What thus was a bit surprising strategically was why Dr Slaa seems to believe that the theme about CCM or the fourth phase government being corrupt is likely to garner him the votes he needs to make a serious bid for the presidency. To believe that this is the case is to assume that the Chadema chairman failed in his 2005 campaign because of personality problems, or inability to present his arguments, which are both entirely faulty. Mbowe is as effective a speaker as anyone that could be needed, and few in CCM have as much a force of being present as himself.

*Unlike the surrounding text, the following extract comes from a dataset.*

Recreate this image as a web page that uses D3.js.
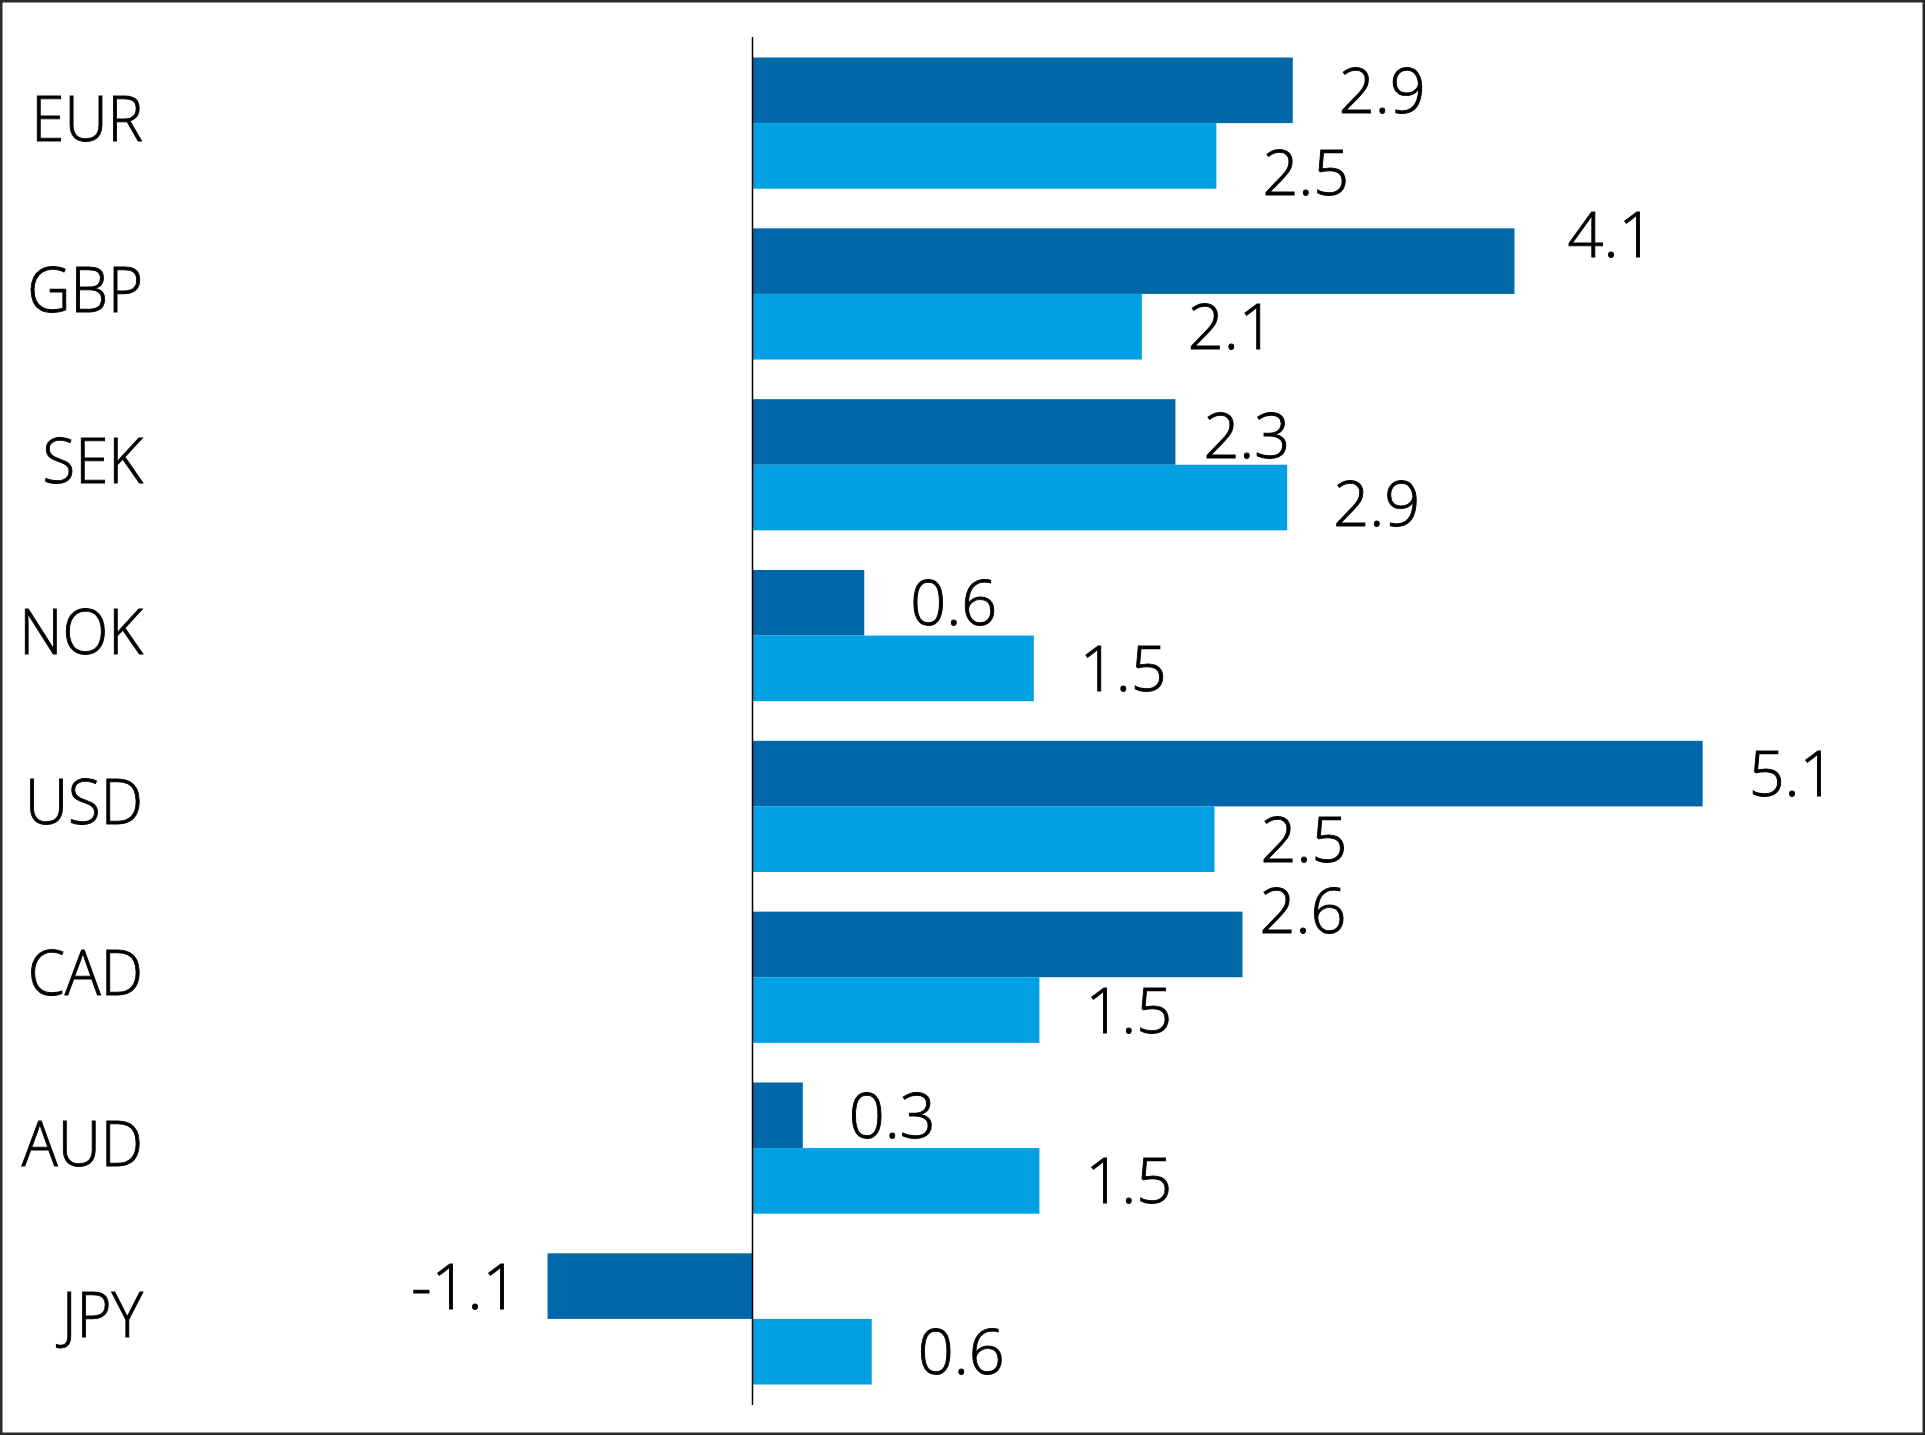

Many people do not realize that there is something awfully arbitrary about a policy format based on a generalized 'war against corruption' rather than serious policy as such, since by its very character its implementation is always arbitrary. The most visible example is the Prevention and Combating of Corruption Bureau (PCCB), as it regularly lays a cash trap for someone, ostensibly seeking to curry some favour with him as an editor, or posing as a third party about something in particular. After the hapless journalist or magistrate picks the tab, PCCB arrests and files a case, not by investigating cases.

Everyone knows that this way of doing things goes next to nowhere even in the fight against graft, and instead it provides a public relations flurry from time to time, with the powers that be showing to the donors how much is being done in the pursuit of 'good governance.' With donors less and less intent on being impressed by such gestures, it concomitantly follows that opposition should take up questions of principle as to what sort of formulas permit fast economic growth, and Tanzania's incapability learn is in that regard astounding. It is the most sluggish economy in East Africa, with the greatest endowments.

These parameters of what opposition politics needs, that is, a proper alternative to what there is, since countries which were in the socialist sluggishness like ourselves who made it forward are plentiful, are just one side of the Dr Slaa candidacy coin. The other is what has been learned on effectiveness of anti-graft policies or emphasis as platform to being elected, for the simple reason that it refuses to say why it is that neither Mbowe nor CCM radicals succeeded with it. What new aspect can Dr Slaa bring up now?